De plus, les parallèles dressés entre les démocraties occidentales et la législation géorgienne ne résistent pas à l’examen. La différence fondamentale réside dans l’intention et l’application : tandis que la France vise à sauvegarder les processus démocratiques, la Géorgie risque d’étouffer la dissidence et la libre expression sous prétexte de sécurité nationale.

Comment préserver les libertés en Géorgie ?

En tant que citoyens préoccupés et acteurs de l’avenir démocratique de la Géorgie, il est impératif d’exiger clarté et responsabilité de nos élus. Mettre sur le même plan la loi géorgienne et la loi française contre les ingérences étrangères mine le discours public et l’intégrité des institutions démocratiques géorgiennes.

Nous devons exiger la transparence dans les processus législatifs, un débat public robuste et le respect des normes internationales en matière de respect des droits de l’homme et de la liberté d’expression. Cela inclut le rejet des lois qui imitent les régimes répressifs et, au contraire, la promotion de politiques qui défendent les valeurs démocratiques et protègent les libertés civiles.

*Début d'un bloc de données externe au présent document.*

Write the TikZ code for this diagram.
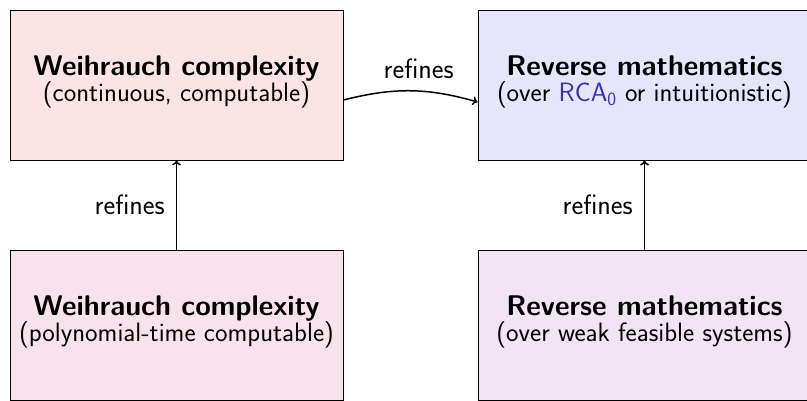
\documentclass[tikz,border=0pt]{standalone}
\usepackage{fontspec}
\usetikzlibrary{arrows.meta}
\definecolor{structure}{rgb}{0.2,0.2,0.7}
\definecolor{fillTL}{RGB}{253,228,228}
\definecolor{fillTR}{RGB}{229,229,252}
\definecolor{fillBL}{RGB}{248,226,235}
\definecolor{fillBR}{RGB}{241,228,243}
\begin{document}
\begin{tikzpicture}[x=1pt,y=1pt,
  box/.style={draw=black, line width=0.9pt, rectangle,
    minimum width=333pt, minimum height=150pt, inner sep=0pt},
  boxtext/.style={align=center, inner sep=0pt,
    font=\sffamily\fontsize{26.6}{26}\selectfont},
  arr/.style={-{To[length=5pt,width=9pt]}, line width=1.5pt},
  lbl/.style={font=\sffamily\fontsize{28}{30}\selectfont, inner sep=2pt}]
\useasboundingbox (0,0) rectangle (807,401);
\clip (0,0) rectangle (807,401);
\newcommand{\boxtitle}[1]{{\fontsize{28.4}{26}\selectfont\bfseries #1}}

% the four boxes
\node[box, fill=fillTL] (tl) at (176.5,316) {};
\node[box, fill=fillTR] (tr) at (644.5,316) {};
\node[box, fill=fillBL] (bl) at (176.5,76) {};
\node[box, fill=fillBR] (br) at (644.5,76) {};

% their texts, set a little above the centre
\node[boxtext] (tlt) at ([yshift=3pt]tl.center)
  {\boxtitle{Weihrauch complexity}\\(continuous, computable)};
\node[boxtext] (trt) at ([yshift=3pt]tr.center)
  {\boxtitle{Reverse mathematics}\\(over \textcolor{structure}{RCA\textsubscript{0}} or intuitionistic)};
\node[boxtext] (blt) at ([yshift=3pt]bl.center)
  {\boxtitle{Weihrauch complexity}\\(polynomial-time computable)};
\node[boxtext] (brt) at ([yshift=3pt]br.center)
  {\boxtitle{Reverse mathematics}\\(over weak feasible systems)};

% refinement arrows
\draw[arr] ([yshift=-15pt]tl.east) to[bend left=15]
  node[lbl, above=9pt, xshift=8pt] (lh) {refines} ([yshift=-17pt]tr.west);
\draw[arr] (bl.north) -- node[lbl, left=9pt] (lv1) {refines} (tl.south);
\draw[arr] (br.north) -- node[lbl, left=9pt] (lv2) {refines} (tr.south);
\end{tikzpicture}
\end{document}
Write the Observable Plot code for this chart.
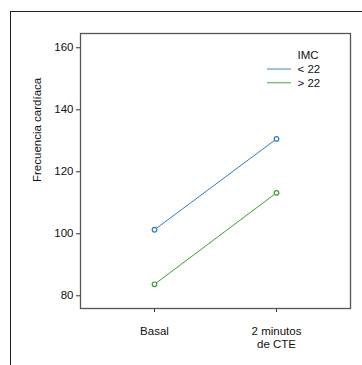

La mauvaise foi des représentants du parti Rêve géorgien – Géorgie démocratique (KO) met en lumière un moment critique dans l’évolution démocratique du pays. En exposant la vérité derrière la législation et en plaidant en faveur de réformes démocratiques véritables, nous pouvons orienter la Géorgie vers un avenir aligné sur les valeurs et les principes européens.